Sunday, April 24, 2011

Standard-Examiner: Issue of Repeated Double-dipping at Ogden Police Department Leads to Grievance

Isn't the current system of "recycling" "retiring" OPD top brass just plain wrong?

The Standard-Examiner follows up on its March 27, 2011 story this morning, and reports that aggrieved OPD Sgt. Blaine Clifford, "[a]n Ogden police sergeant who contends he was unfairly passed over for promotion in 2007 because of a double-dipping system is again taking his grievance to the city's Civil Service Commission":
The commission is scheduled to hear Sgt. Clifford's complaint on May 11.

So what about it gentle readers? Isn't this system of "recycling" "retiring" OPD top brass, at the expense of up-and-coming rank-and-file police officers just plain wrong? And shouldn't this issue be resolved once and for all by our Ogden City Council?

Have at it, O Gentle Ones.

Who'll be the first to throw in their own 2¢ concerning this issue?


Jim Hutchins said...

The link in the article is malformed. Here it is:

rudizink said...

Thanks, Jim. I've now fixed the broken link.

Mike Brice said...

It would be interesting - and maybe it has been done in past articles - to see what other departments in the state do, and even what other departments in other states do as far as double dipping.

OgdenLover said...

When I retired from state employment in another state, the law was that I could not be re-employed by the State in any capacity without forfeiting my retirement pay. I suspect that's the case in many places.

good_one1 said...

Retired Federal here, they allow double dippers for retired military if hired as civil servants. They changed the law years ago where you would have to forfeit either your military retirement or reduced civil pay. No penalty if privately employed. I think it should be changed back. I know of a retired Col that said he wouldn't go into private business because then he would have to work harder. Hired on as a manager and a GS -15.

It has been abused at Hill many times, holding a position open then filling it with a retiring military and passing over qualified career civil servants.

It is just part of the greed and everything is good as long as it is for me.

BobBecker said...

Louisiana had some double dipping scandals many years ago, and responded by changing its retirement rules for state employees, so that if you retire, and are subsequently hired back by the state in a full time position, your monthly pension payment is reduced by the amount of your monthly job pay. It was the right thing to do. [There were exceptions made, I think, only for part time work. For example, retired teachers could come back to work as substitutes without having their substitute's pay deduced from their pensions. The reasoning was it served the public interested to have fully certified experienced teachers on call as temporary substitutes. Made sense to me.]

But you absolutely could not retire, get your pension, and then go back to work full time in the same job, or for that matter, any job in state employ, without having your pay deducted from your pension payment.

Generally speaking, it was a very good idea. [Louisiana being Louisiana, I don't know if political influence has massaged the rules or diluted them since they were adopted.

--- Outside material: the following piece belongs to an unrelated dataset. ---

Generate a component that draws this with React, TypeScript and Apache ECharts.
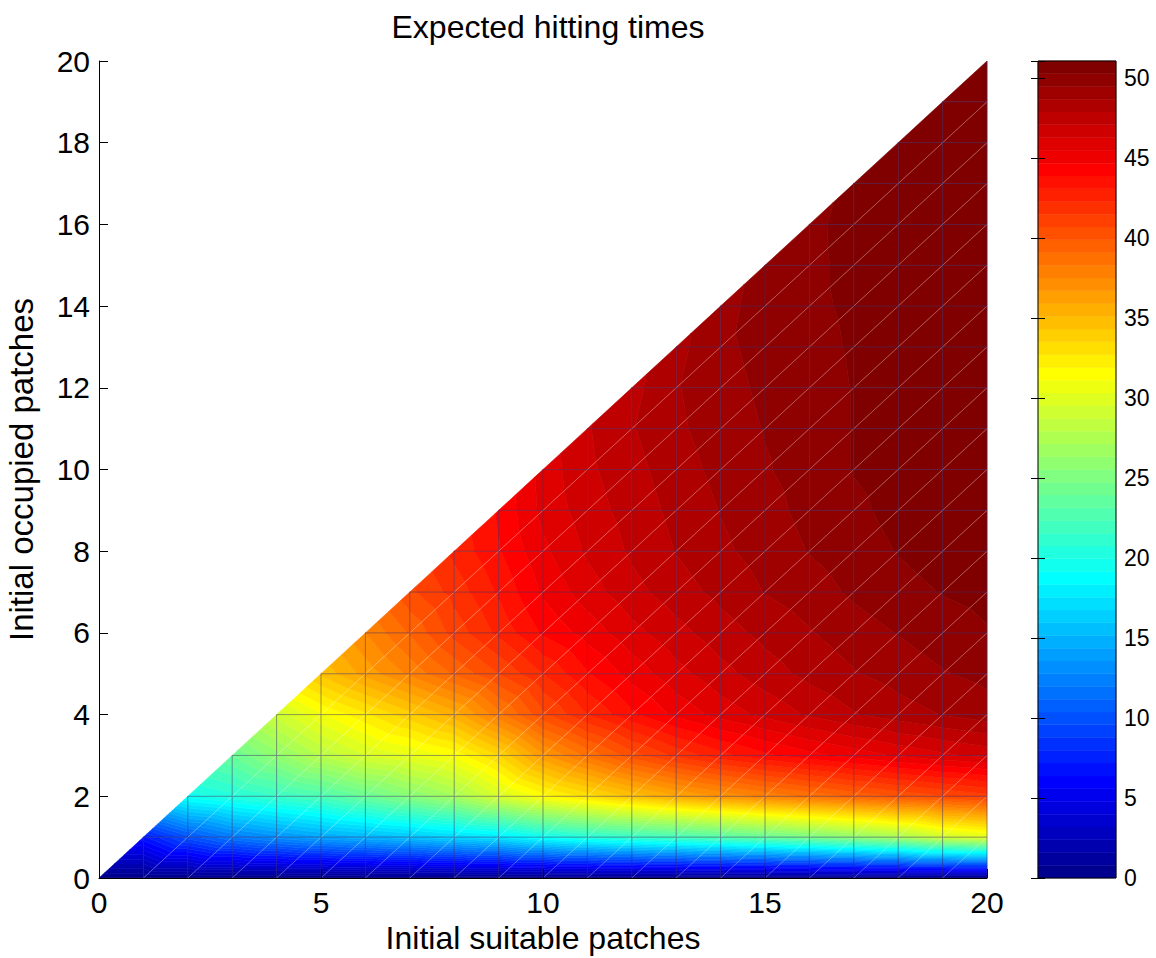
import React, { useEffect, useRef } from "react";
import * as echarts from "echarts";

// Axis ticks
const suitableTicks = [0, 5, 10, 15, 20];
const occupiedTicks = [0, 2, 4, 6, 8, 10, 12, 14, 16, 18, 20];
const colorbarTicks = [0, 5, 10, 15, 20, 25, 30, 35, 40, 45, 50];
const colorMax = 51.06;
const colorLevels = 64;

// Expected hitting time, one array per number of initially occupied patches,
// listed for initial suitable patches = occupied ... 20
const occupied0 = [0, 0, 0, 0, 0, 0, 0, 0, 0, 0, 0, 0, 0, 0, 0, 0, 0, 0, 0, 0, 0];
const occupied1 = [7, 10, 12, 13.2, 14.2, 15, 15.8, 16.7, 17.6, 19.3, 20.5, 21.3, 22, 22.8, 23.7, 24.7, 25.8, 27, 29, 30];
const occupied2 = [19.5, 20.5, 21.5, 22.5, 24, 25.5, 27, 29.5, 31.5, 33, 34.5, 35.8, 36.8, 37.7, 38.5, 39.3, 40, 40.6, 41.2];
const occupied3 = [24, 26, 28, 29.5, 30.3, 31.3, 33.5, 36.5, 38.5, 40.3, 41.7, 42.8, 43.7, 44.4, 45, 45.6, 46.1, 46.5];
const occupied4 = [29, 31, 32.5, 34, 35.5, 38, 40.5, 42.3, 43.7, 44.9, 45.8, 46.5, 47.2, 47.8, 48.3, 48.7, 49.1];
const occupied5 = [34.5, 36.2, 37.7, 39.2, 40.7, 42.3, 43.8, 45, 46, 46.8, 47.5, 48.1, 48.6, 49, 49.4, 49.7];
const occupied6 = [37.5, 39.2, 41, 42.5, 44, 45, 46, 46.8, 47.5, 48.1, 48.6, 49.1, 49.5, 49.9, 50.2];
const occupied7 = [40.5, 41.8, 43.2, 44.8, 45.9, 46.8, 47.5, 48.1, 48.7, 49.1, 49.6, 50, 50.3, 50.5];
const occupied8 = [42.5, 43.8, 45.3, 46.4, 47.2, 47.9, 48.5, 49, 49.5, 49.9, 50.3, 50.6, 50.8];
const occupied9 = [44, 45.7, 46.7, 47.4, 48.1, 48.7, 49.2, 49.7, 50.1, 50.5, 50.8, 51];
const occupied10 = [45.8, 46.9, 47.6, 48.3, 48.9, 49.4, 49.8, 50.3, 50.6, 50.9, 51];
const occupied11 = [47, 47.8, 48.5, 49.1, 49.5, 49.8, 50.3, 50.7, 51, 51];
const occupied12 = [47.6, 48.6, 49.2, 49.6, 49.9, 50.3, 50.8, 51, 51.03];
const occupied13 = [48.4, 49.3, 49.7, 50.0, 50.35, 50.8, 51, 51.03];
const occupied14 = [49.2, 49.8, 50.1, 50.4, 50.8, 51, 51.04];
const occupied15 = [49.7, 50.1, 50.45, 50.8, 51, 51.04];
const occupied16 = [50.1, 50.5, 50.9, 51, 51.05];
const occupied17 = [50.4, 50.8, 51, 51.05];
const occupied18 = [50.7, 51, 51.05];
const occupied19 = [50.9, 51.05];
const occupied20 = [51.06];

const rows = [
  occupied0, occupied1, occupied2, occupied3, occupied4, occupied5, occupied6,
  occupied7, occupied8, occupied9, occupied10, occupied11, occupied12, occupied13,
  occupied14, occupied15, occupied16, occupied17, occupied18, occupied19, occupied20,
];
const N = rows.length - 1; // 20

const FONT = '"Liberation Sans", Arial, Helvetica, sans-serif';

function valueAt(x: number, y: number): number {
  return rows[y][x - y];
}

// MATLAB jet colormap with 64 entries (0-based index)
function jetColor(k0: number): string {
  const k = k0 + 1;
  let r = 0, g = 0, b = 0;
  if (k <= 8) b = (k + 8) / 16;
  else if (k <= 23) b = 1;
  else if (k <= 39) b = (40 - k) / 16;
  if (k >= 9 && k <= 24) g = (k - 8) / 16;
  else if (k >= 25 && k <= 39) g = 1;
  else if (k >= 40 && k <= 55) g = (56 - k) / 16;
  if (k >= 25 && k <= 40) r = (k - 24) / 16;
  else if (k >= 41 && k <= 55) r = 1;
  else if (k >= 56) r = (72 - k) / 16;
  const c = (v: number) => Math.round(v * 255);
  return `rgb(${c(r)},${c(g)},${c(b)})`;
}

const bandWidth = colorMax / colorLevels;
function bandOf(v: number): number {
  return Math.max(0, Math.min(colorLevels - 1, Math.floor(v / bandWidth)));
}

type P = { x: number; y: number; v: number };
function clip(poly: P[], t: number, keepAbove: boolean): P[] {
  const out: P[] = [];
  const n = poly.length;
  for (let a = 0; a < n; a++) {
    const A = poly[a];
    const B = poly[(a + 1) % n];
    const fa = keepAbove ? A.v - t : t - A.v;
    const fb = keepAbove ? B.v - t : t - B.v;
    if (fa >= 0) out.push(A);
    if ((fa >= 0) !== (fb >= 0)) {
      const s = fa / (fa - fb);
      out.push({ x: A.x + s * (B.x - A.x), y: A.y + s * (B.y - A.y), v: A.v + s * (B.v - A.v) });
    }
  }
  return out;
}

// Triangles of the mesh: [suitable, occupied, kind]
const triangles: number[][] = [];
for (let j = 0; j < N; j++) {
  for (let i = j; i < N; i++) {
    triangles.push([i, j, 0]);
    if (j + 1 <= i) triangles.push([i, j, 1]);
  }
}
// Mesh edges: [x1, y1, x2, y2, kind]
const edges: number[][] = [];
for (let j = 0; j <= N; j++) {
  for (let i = j; i <= N; i++) {
    if (i < N) edges.push([i, j, i + 1, j, 0]);
    if (j + 1 <= i) edges.push([i, j, i, j + 1, 0]);
    if (i < N && j < i) edges.push([i, j, i + 1, j + 1, 1]);
  }
}
const bands = Array.from({ length: colorLevels }, (_, k) => [k]);

export default function App() {
  const ref = useRef<HTMLDivElement>(null);
  useEffect(() => {
    if (!ref.current) return;
    const chart = echarts.init(ref.current, undefined, { renderer: "svg" });
    const tickStyle = { fontFamily: FONT, fontSize: 30, color: "#000" };
    const nameStyle = { fontFamily: FONT, fontSize: 32, color: "#000" };
    const option: any = {
      animation: false,
      backgroundColor: "#ffffff",
      title: {
        text: "Expected hitting times",
        left: 543,
        top: 6,
        textAlign: "center",
        textStyle: { fontFamily: FONT, fontSize: 32, fontWeight: "normal", color: "#000" },
      },
      grid: [
        { left: 99, top: 61, width: 888, height: 817, containLabel: false, outerBoundsMode: "none" },
        { left: 1038, top: 61, width: 78, height: 817, containLabel: false, outerBoundsMode: "none" },
      ],
      xAxis: [
        {
          type: "value", gridIndex: 0, min: suitableTicks[0], max: suitableTicks[suitableTicks.length - 1],
          interval: 5, z: 10,
          name: "Initial suitable patches", nameLocation: "middle", nameGap: 43,
          nameTextStyle: nameStyle,
          axisLine: { show: true, onZero: false, lineStyle: { color: "#000", width: 1 } },
          axisTick: { show: true, inside: true, length: 9, lineStyle: { color: "#000" } },
          axisLabel: { ...tickStyle, margin: 9 },
          splitLine: { show: false },
        },
        { type: "value", gridIndex: 1, min: 0, max: 1, show: false },
      ],
      yAxis: [
        {
          type: "value", gridIndex: 0, min: occupiedTicks[0], max: occupiedTicks[occupiedTicks.length - 1],
          interval: 2, z: 10,
          name: "Initial occupied patches", nameLocation: "middle", nameGap: 61, nameRotate: 90,
          nameTextStyle: { ...nameStyle, fontSize: 33 },
          axisLine: { show: true, onZero: false, lineStyle: { color: "#000", width: 1 } },
          axisTick: { show: true, inside: true, length: 9, lineStyle: { color: "#000" } },
          axisLabel: { ...tickStyle, margin: 9 },
          splitLine: { show: false },
        },
        {
          type: "value", gridIndex: 1, min: colorbarTicks[0], max: colorMax, interval: 5, position: "right", z: 10,
          axisLine: { show: false },
          axisTick: { show: true, inside: true, length: 7, lineStyle: { color: "#000" } },
          axisLabel: {
            fontFamily: FONT, fontSize: 23, color: "#000", margin: 8,
            formatter: (v: number) => (colorbarTicks.indexOf(Math.round(v * 1000) / 1000) >= 0 ? String(Math.round(v)) : ""),
          },
          splitLine: { show: false },
        },
        {
          type: "value", gridIndex: 1, min: colorbarTicks[0], max: colorMax, interval: 5, position: "left", z: 10,
          axisLine: { show: false },
          axisTick: { show: true, inside: true, length: 7, lineStyle: { color: "#000" } },
          axisLabel: { show: false },
          splitLine: { show: false },
        },
      ],
      graphic: [
        {
          type: "rect", z: 100,
          shape: { x: 1038, y: 61, width: 78, height: 817 },
          style: { fill: "none", stroke: "#000", lineWidth: 1 },
        },
      ],
      series: [
        {
          type: "custom",
          xAxisIndex: 0, yAxisIndex: 0, z: 2,
          data: triangles,
          renderItem: (_params: any, api: any) => {
            const i = api.value(0);
            const j = api.value(1);
            const kind = api.value(2);
            const pts = kind === 0
              ? [[i, j], [i + 1, j], [i + 1, j + 1]]
              : [[i, j], [i + 1, j + 1], [i, j + 1]];
            const verts: P[] = pts.map(([x, y]) => {
              const c = api.coord([x, y]);
              return { x: c[0], y: c[1], v: valueAt(x, y) };
            });
            const vs = verts.map((p) => p.v);
            const k0 = bandOf(Math.min(...vs));
            const k1 = bandOf(Math.max(...vs));
            const children: any[] = [];
            for (let k = k0; k <= k1; k++) {
              let poly = verts;
              if (k > 0) poly = clip(poly, k * bandWidth, true);
              if (k < colorLevels - 1) poly = clip(poly, (k + 1) * bandWidth, false);
              if (poly.length < 3) continue;
              const col = jetColor(k);
              children.push({
                type: "polygon",
                shape: { points: poly.map((p) => [p.x, p.y]) },
                style: { fill: col, stroke: col, lineWidth: 0.6 },
              });
            }
            return { type: "group", children };
          },
        },
        {
          type: "custom",
          xAxisIndex: 0, yAxisIndex: 0, z: 3,
          data: edges,
          renderItem: (_params: any, api: any) => {
            const a = api.coord([api.value(0), api.value(1)]);
            const b = api.coord([api.value(2), api.value(3)]);
            const diag = api.value(4) === 1;
            return {
              type: "line",
              shape: { x1: a[0], y1: a[1], x2: b[0], y2: b[1] },
              style: diag
                ? { stroke: "rgba(255,255,255,0.4)", lineWidth: 0.8 }
                : { stroke: "rgba(60,50,110,0.5)", lineWidth: 1 },
            };
          },
        },
        {
          type: "custom",
          xAxisIndex: 1, yAxisIndex: 1, z: 2,
          data: bands,
          renderItem: (_params: any, api: any) => {
            const k = api.value(0);
            const p0 = api.coord([0, k * bandWidth]);
            const p1 = api.coord([1, (k + 1) * bandWidth]);
            const col = jetColor(k);
            return {
              type: "rect",
              shape: { x: p0[0], y: p1[1], width: p1[0] - p0[0], height: p0[1] - p1[1] },
              style: { fill: col, stroke: col, lineWidth: 0.5 },
            };
          },
        },
      ],
    };
    chart.setOption(option);
    return () => chart.dispose();
  }, []);
  return (
    <div
      ref={ref}
      style={{ position: "fixed", left: 0, top: 0, width: 1156, height: 958, background: "#fff" }}
    />
  );
}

Possible. But the original reform was a good one Utah would be wise, in general terms, to adopt.]

Ozboy said...

If it wasn't sleazy Godfrey and Greiner wouldn't be doing it.

Just remember, legal is what they and their cohort City Attorney sayeth it is.

Ray said...

Many federal agencies have mandatory retirement for LE and firefighters. Those folks pay an extra percentage to retire as early as age 50 and have a mandatory retirement at age 57. I would argue as long as the folks could pass all physical and other requirements at age 57 they should be allowed to continue working. However, if the incentive for early retirement is a young and agile officer/firefighter then perhaps not. It would plug up the food chain in regards to upward promotion. My particular agency did not allow LE/firefighting people be re-hired within the agency in LE/firefighting and if hired outside LE/firefighting they could not draw their retirement just until really retired from the agency. They could go to some other agencies or state/local and be hired and some do that with no penalty.

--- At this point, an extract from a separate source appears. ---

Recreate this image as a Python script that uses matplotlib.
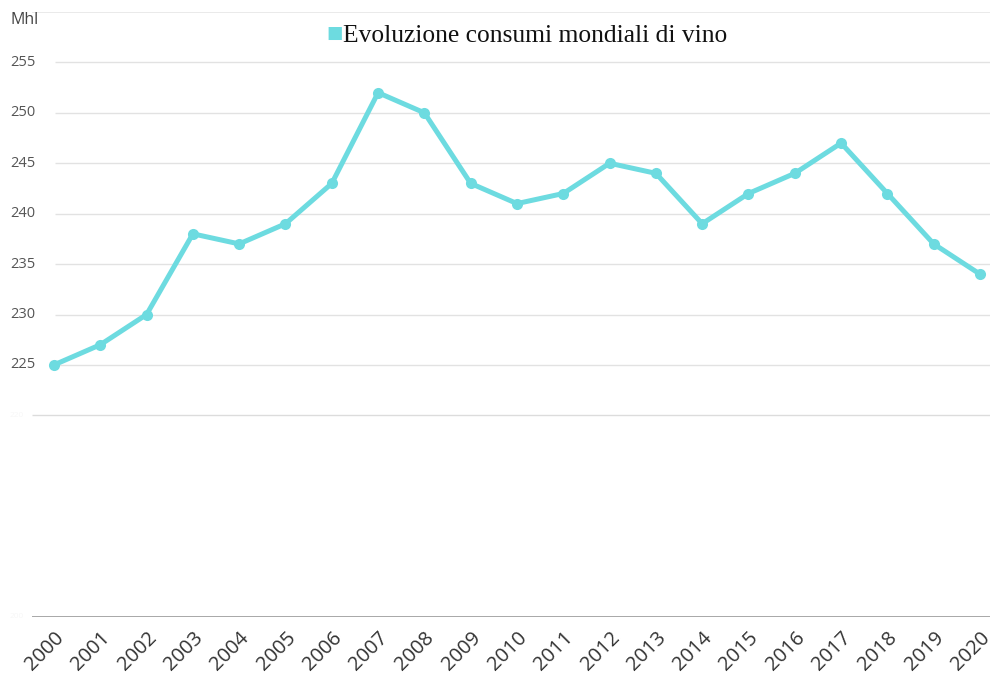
import matplotlib.pyplot as plt
import matplotlib.transforms as mtransforms

years = list(range(2000, 2021))
consumi = [225, 227, 230, 238, 237, 239, 243, 252, 250, 243, 241,
           242, 245, 244, 239, 242, 244, 247, 242, 237, 234]
y_ticks = [225, 230, 235, 240, 245, 250, 255]
y_faint = [200, 220]

W, H = 993, 690
fig = plt.figure(figsize=(W / 100, H / 100), dpi=100)
# axes box in pixels: left 32, right 990, top 12, bottom 617
ax = fig.add_axes([32 / W, 1 - 617 / H, (990 - 32) / W, (617 - 12) / H])
ax.set_xlim(1999.525, 2020.216)
ax.set_ylim(200, 260)
for s in ax.spines.values():
    s.set_visible(False)
ax.set_yticks([])
ax.set_xticks(years)
ax.tick_params(axis='x', length=0, pad=8)
ax.set_xticklabels([str(y) for y in years], rotation=45, ha='right', va='top',
                   rotation_mode='anchor', fontsize=14.5, color='#333333',
                   family='Open Sans')

trans = mtransforms.blended_transform_factory(ax.transAxes, ax.transData)
x0 = (55 - 32) / (990 - 32)
for v in y_ticks:
    ax.hlines(v, x0, 1, transform=trans, color='#e2e2e2', lw=1, zorder=0)
    ax.text(-22 / 958, v, str(v), transform=trans, ha='left', va='center',
            fontsize=10.5, color='#555555', family='Open Sans')
ax.hlines(260, 0, 1, transform=trans, color='#e6e6e6', lw=1.2, zorder=0)
ax.hlines(220, 0, 1, transform=trans, color='#dcdcdc', lw=1, zorder=0)
ax.hlines(200, 0, 1, transform=trans, color='#999999', lw=1.2, zorder=0)
for v in y_faint:
    ax.text(-22 / 958, v, str(v), transform=trans, ha='left', va='center',
            fontsize=6, color='#f7f7f7', family='Open Sans')

ax.plot(years, consumi, color='#6ddbe0', lw=3.6, marker='o', ms=8,
        markeredgewidth=0, solid_joinstyle='round', clip_on=False)

fig.text(10 / W, 1 - 20 / H, 'Mhl', ha='left', va='center', fontsize=11.5,
         color='#444444', family='Open Sans')
fig.text(326 / W, 1 - 33 / H, '\u25A0', ha='left', va='center', fontsize=12.5,
         color='#6ddbe0', family='DejaVu Sans')
fig.text(343 / W, 1 - 36 / H, 'Evoluzione consumi mondiali di vino', ha='left',
         va='center', fontsize=18.4, color='#111111', family='Liberation Serif')

fig.savefig('out.png', dpi=100)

One thing that really gets my goat is some states (California among others) allows these mandatory retirement recipients to draw unemployment insurance for up to two years. This even though they draw a handsome retirement check. This although legal, I think is morally reprehensible.

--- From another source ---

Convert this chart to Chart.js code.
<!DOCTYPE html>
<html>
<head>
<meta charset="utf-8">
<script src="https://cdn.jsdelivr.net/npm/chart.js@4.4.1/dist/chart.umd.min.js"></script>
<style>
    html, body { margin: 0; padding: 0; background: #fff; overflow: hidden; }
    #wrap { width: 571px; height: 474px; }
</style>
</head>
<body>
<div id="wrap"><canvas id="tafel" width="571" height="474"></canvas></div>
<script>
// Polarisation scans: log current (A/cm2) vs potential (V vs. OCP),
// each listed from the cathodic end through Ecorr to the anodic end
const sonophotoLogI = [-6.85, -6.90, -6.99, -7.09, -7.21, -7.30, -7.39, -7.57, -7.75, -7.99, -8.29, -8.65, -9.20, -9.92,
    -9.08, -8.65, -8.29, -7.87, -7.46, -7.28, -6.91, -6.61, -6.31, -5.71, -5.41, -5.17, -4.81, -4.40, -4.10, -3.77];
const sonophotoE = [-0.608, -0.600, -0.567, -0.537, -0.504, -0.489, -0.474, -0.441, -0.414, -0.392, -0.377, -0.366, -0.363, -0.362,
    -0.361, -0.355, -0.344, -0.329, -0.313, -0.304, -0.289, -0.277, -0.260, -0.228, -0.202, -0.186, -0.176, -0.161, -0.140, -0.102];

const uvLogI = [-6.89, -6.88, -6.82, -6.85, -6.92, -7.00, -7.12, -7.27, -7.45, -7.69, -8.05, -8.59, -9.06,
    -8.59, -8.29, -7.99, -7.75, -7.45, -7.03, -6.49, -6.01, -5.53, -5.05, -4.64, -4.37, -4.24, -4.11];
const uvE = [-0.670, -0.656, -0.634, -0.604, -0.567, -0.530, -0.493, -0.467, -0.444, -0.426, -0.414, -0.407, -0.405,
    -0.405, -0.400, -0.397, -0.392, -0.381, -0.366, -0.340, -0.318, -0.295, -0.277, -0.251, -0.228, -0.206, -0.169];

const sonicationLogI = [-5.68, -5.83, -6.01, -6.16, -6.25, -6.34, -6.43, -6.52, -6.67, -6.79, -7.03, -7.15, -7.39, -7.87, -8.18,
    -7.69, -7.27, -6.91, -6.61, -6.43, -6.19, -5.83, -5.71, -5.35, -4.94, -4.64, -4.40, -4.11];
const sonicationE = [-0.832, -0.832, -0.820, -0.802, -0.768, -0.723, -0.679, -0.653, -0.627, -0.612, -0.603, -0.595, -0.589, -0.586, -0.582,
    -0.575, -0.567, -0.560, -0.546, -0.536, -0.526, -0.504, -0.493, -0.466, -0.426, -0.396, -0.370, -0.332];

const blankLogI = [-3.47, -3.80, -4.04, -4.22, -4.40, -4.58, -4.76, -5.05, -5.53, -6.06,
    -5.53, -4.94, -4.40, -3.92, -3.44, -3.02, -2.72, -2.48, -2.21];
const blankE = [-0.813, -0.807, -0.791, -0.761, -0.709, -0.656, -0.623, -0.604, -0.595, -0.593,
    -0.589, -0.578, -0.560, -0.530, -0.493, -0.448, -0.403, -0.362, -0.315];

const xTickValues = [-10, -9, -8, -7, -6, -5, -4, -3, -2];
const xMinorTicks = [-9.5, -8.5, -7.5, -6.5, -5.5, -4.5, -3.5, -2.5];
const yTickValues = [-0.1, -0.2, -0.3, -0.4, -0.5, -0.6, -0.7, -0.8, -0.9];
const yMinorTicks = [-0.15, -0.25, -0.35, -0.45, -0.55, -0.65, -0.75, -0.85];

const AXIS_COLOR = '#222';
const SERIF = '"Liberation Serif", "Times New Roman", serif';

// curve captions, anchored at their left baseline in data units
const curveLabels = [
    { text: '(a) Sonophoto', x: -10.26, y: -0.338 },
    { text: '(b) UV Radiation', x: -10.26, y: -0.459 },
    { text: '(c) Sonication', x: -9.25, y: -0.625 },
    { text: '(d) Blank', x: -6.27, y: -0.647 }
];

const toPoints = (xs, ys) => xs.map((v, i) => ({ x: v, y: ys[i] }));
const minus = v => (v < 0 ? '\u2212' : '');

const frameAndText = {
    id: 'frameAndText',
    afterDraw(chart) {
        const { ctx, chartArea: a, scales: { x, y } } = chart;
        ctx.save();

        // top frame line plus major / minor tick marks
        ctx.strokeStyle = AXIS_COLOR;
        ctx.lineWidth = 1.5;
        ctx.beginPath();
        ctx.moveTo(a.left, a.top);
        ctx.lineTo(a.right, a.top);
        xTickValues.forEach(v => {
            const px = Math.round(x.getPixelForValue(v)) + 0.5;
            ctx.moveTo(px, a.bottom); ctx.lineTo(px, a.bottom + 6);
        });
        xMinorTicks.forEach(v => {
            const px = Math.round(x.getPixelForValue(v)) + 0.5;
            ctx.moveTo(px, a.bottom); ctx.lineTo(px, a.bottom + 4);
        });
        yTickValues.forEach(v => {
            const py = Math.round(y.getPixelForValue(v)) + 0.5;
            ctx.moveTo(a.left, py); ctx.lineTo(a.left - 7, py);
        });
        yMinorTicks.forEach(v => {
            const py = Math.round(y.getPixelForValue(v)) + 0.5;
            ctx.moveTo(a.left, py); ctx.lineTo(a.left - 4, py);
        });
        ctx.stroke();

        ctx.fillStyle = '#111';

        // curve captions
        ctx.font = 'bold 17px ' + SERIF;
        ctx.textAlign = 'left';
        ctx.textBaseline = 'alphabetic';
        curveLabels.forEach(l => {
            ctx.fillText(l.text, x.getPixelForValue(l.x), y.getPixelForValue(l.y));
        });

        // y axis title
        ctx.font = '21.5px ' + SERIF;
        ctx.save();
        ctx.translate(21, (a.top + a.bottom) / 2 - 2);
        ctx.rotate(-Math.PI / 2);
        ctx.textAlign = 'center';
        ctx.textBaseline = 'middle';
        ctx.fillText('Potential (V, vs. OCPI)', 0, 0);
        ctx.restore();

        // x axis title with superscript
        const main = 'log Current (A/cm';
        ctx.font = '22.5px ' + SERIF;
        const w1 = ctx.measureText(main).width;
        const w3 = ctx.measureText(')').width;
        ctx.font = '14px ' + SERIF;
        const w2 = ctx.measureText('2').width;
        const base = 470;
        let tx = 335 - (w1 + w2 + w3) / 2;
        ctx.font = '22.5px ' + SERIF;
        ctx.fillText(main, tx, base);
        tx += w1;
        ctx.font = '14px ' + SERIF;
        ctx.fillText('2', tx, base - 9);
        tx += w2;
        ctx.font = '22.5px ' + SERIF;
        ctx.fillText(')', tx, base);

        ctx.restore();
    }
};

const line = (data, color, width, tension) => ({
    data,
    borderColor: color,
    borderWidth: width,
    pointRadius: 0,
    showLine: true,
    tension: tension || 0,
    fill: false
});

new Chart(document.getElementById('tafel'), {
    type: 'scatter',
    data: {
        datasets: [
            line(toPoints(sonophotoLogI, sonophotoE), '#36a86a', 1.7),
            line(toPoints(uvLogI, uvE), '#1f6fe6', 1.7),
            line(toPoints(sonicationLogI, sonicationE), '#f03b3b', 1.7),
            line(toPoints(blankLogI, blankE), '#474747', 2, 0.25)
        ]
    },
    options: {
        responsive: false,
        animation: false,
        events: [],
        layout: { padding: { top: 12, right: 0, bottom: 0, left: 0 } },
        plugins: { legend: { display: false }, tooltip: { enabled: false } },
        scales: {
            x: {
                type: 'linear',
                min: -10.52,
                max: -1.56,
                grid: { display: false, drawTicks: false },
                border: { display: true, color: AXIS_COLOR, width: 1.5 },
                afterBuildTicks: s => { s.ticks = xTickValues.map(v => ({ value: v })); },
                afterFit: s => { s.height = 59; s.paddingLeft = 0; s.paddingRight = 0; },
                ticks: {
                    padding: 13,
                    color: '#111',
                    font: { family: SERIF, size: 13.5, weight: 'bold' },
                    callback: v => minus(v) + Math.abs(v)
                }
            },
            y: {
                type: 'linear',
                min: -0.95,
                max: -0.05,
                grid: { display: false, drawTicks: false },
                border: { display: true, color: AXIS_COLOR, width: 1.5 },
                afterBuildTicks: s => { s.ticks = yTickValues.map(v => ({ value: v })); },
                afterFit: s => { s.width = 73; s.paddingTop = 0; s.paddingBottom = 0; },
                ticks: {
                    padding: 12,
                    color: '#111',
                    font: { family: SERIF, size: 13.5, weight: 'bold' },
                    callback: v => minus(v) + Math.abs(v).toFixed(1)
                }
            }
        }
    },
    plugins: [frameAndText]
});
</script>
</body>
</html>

Not sure about the early retirement for state/local LE and firefighting in Utah.

Acassidyb said...

i noticed that the person most responsible for this problem, Matthew Godfrey, was not mentioned. Many others mentioned in the story and either made a brief comment or declined to respond. Usually a Scott Schwebke contains the reasoning or a response from the Mayor. This seems unusual since the reporter went to lengths to contact others involved in the story.

Dan S. said...

It's quite common for the S-E to forget to mention Godfrey when the news is bad. Of course, when the news is good, he gets the credit.

you_who said...

I dont think most people mind if a person retires and finds another job either in the private sector or the public sector if it is in a deiiferent line of work.
The retire in place is what rubs most people wrong. It's only available to a select few.